In one chapter where he writes a fictional account of what the coming crash might be like, the U.S. government adopts the European Community’s Eurodollar as the unit of currency and establishes a national, computer-driven, noncurrency system that allows every transaction to be monitored. The chapter further indicates that the move toward a cashless economy will be the result of a conspiracy.

There is no evidence or argument presented in Earthquake that explains why the coming crisis should result in a cashless system—it is simply asserted. Nor is any evidence provided for a conspiracy in the European Community. Burkett does not explain why the coming catastrophe will not devastate Europe as well.

The future he portrays is suspiciously similar to the scenario promoted by “end times” writers—complete with a cashless and intrusive economic system, a dominating European empire, and a secret conspiracy. This suspicion is confirmed not only by Earthquake’s bibliography, but by Burkett’s recently released novel, The Illuminati. The publisher’s catalogue describes it as an action-packed thriller, set in the year 2006 (39 years after the Six-Day War?), in which an economic collapse is used by “satanic politicians” to consolidate all financial power in one place through computer technology.
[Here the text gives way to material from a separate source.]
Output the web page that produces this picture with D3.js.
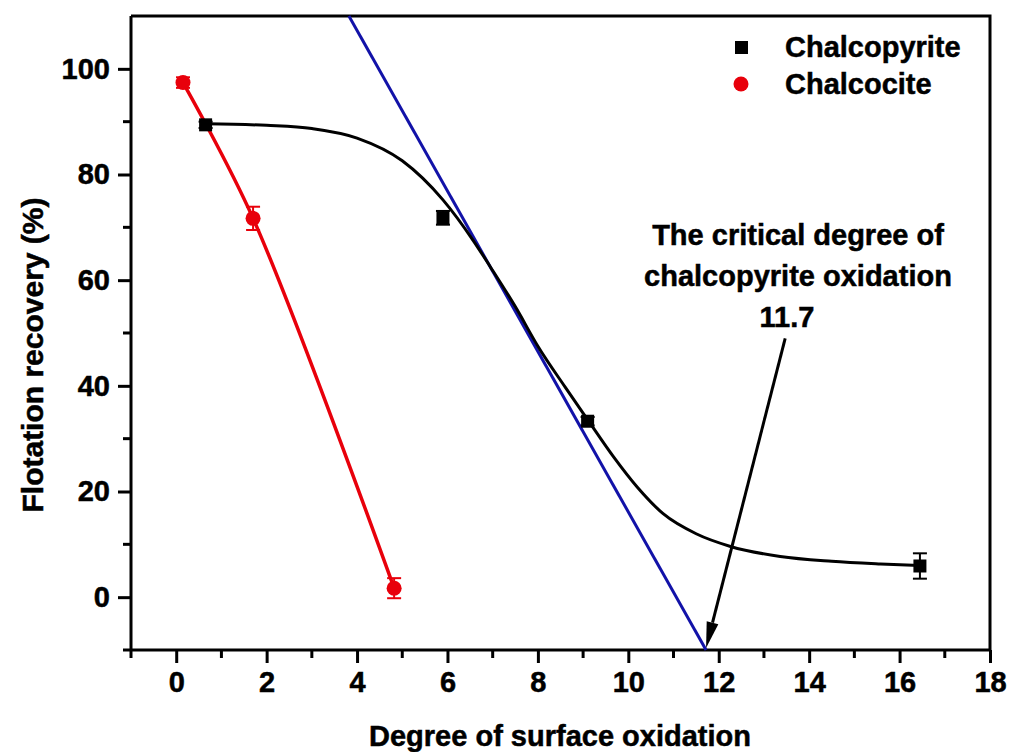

It is unfortunate that Burkett indulged in such speculation in a book that purports simply to be prognostication, not apocalypticism. Some may be tempted to dismiss the book because of this indulgence. That would be a mistake. Despite its faults, Earthquake delivers a valuable message that needs to be heeded: We cannot afford—either individually or collectively—to keep going deeper and deeper into debt. Eventually, we will have to suffer the consequences.